To implement the mathematical model programmatically we use Google OR-Tools https://developers.google.com/optimization. The class optimization defines a blueprint from which many different problems can be formulated. In this class we define variables, objectives, constraints to model the problem. The solver uses the structure defined by the constraints to optimize the problem and return an optimal solution if the constraints can be satisfied.

from ortools.linear_solver import pywraplp


class Optimisation:

    def __init__(self, n):
        self.solver = pywraplp.Solver.CreateSolver("SCIP")

    def parmeters(self):
        pass

    def variables(self):
        pass

    def constraints(self):
        pass

    def objective(self):
        pass

    def solve(self):
        status = self.solver.Solve()
        if status == pywraplp.Solver.OPTIMAL:
            pass

    def test(self):
        pass


if __name__ == '__main__':
    optim = Optimisation(4)
    optim.parmeters()
    optim.variables()
    optim.constraints()
    optim.objective()
    optim.solve()
    optim.test()

We use the data and model described above and generate the following code. Notice here that we have added a parameter function to distinguish between variables and values. The code is kind of self explanatory and uses list generation extensively.
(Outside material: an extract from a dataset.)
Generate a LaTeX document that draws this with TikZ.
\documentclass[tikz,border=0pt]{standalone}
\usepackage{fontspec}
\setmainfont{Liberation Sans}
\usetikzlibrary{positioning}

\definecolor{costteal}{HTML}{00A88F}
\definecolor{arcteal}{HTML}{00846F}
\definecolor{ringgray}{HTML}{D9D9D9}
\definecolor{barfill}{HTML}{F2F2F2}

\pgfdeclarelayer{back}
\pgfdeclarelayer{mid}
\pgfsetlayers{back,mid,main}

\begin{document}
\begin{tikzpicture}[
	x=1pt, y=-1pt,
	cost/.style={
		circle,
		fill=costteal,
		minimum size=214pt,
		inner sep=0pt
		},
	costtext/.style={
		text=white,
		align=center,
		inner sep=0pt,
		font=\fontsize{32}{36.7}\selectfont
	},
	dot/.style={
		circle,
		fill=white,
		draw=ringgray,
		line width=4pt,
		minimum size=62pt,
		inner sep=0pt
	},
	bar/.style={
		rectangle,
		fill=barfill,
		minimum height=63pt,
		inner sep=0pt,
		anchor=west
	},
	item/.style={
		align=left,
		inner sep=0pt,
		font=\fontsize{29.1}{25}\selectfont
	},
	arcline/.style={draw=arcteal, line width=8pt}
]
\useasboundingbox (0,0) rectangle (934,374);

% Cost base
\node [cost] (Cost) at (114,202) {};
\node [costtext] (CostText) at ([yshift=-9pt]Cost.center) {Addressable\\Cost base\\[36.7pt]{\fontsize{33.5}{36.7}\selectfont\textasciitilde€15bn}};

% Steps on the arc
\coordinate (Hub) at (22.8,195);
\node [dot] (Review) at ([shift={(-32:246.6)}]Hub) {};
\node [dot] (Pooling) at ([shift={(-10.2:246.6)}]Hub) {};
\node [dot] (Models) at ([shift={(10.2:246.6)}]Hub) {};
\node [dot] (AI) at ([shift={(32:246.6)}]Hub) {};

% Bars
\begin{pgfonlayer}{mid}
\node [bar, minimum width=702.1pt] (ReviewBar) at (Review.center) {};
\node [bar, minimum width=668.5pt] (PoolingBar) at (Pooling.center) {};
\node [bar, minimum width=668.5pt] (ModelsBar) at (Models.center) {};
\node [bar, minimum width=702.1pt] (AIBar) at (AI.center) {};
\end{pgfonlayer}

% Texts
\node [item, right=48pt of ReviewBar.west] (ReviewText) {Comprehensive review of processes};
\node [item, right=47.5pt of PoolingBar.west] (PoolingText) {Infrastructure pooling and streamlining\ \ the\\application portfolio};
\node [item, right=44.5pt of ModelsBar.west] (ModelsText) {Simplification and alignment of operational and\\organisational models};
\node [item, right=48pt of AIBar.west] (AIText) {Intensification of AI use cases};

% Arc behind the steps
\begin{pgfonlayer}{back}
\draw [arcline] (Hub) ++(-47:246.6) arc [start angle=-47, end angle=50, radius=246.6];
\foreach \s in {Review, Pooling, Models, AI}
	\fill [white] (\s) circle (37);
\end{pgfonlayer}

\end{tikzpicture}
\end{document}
from ortools.linear_solver import pywraplp

class Optimisation:
    
    def __init__(self, n):
        self.solver = pywraplp.Solver.CreateSolver("SCIP")
        self.n = n #number of items

    def parmeters(self):
        self.p=[30,35,80,90] #value for each item
        self.v=[40,20,30,40] #volume taken by each item

    def variables(self):
       self.x = {} # 1 or 0

       for i in range(self.n):
           self.x[i] = self.solver.IntVar(0, 1, "x" + str(i + 1))

    def constraints(self):
        self.solver.Add(sum([self.v[i]*self.x[i] for i in range(self.n)])<=100)


    def objective(self):
       self.solver.Maximize(sum([self.p[i]*self.x[i] for i in range(self.n)]))

    def solve(self):
        status = self.solver.Solve()
        if status == pywraplp.Solver.OPTIMAL:
            print("Solution:")
            for i in range(self.n):
                print(self.x[i].solution_value())

    def test(self):
        pass
if __name__ == '__main__':
    optim = Optimisation(4)
    optim.parmeters()
    optim.variables()
    optim.constraints()
    optim.objective()
    optim.solve()
    optim.test()

Solution

The solver uses “SCIP” which is a kind of solver that can deal with integer variables. In this case all variable are integer and binary. In this case the solution tells us to select all items but the first one (the ball).

Problem solved in 10.000000 milliseconds
Problem solved in 0 iterations
Problem solved in 1 branch-and-bound nodes
Solution:
x1=0
x2=1
x3=1
x4=1

Bigger problem size

You can solve this problem with 100 or 1000 of items and still it would be considered small but non trivial especially if you start adding some other constraints to model different scenarios and complexity that comes with real world problems.

Application of the Knapsack Problem in Finance

A direct application of the knapsack problem in finance is to replace items by projects. The model would be to select a subset of these projects within budget, time and risk while maximizing return on investment.

Conclusion

There is a lot of very interesting problems that can be solved using small amount of data. Small amount of data does not mean that the problem is easy and will not give big value to a company. Think about a Rubik Cube and the number of people that can solve it on the spot. While it fits directly in the hand, it is still quite a challenging puzzle to solve.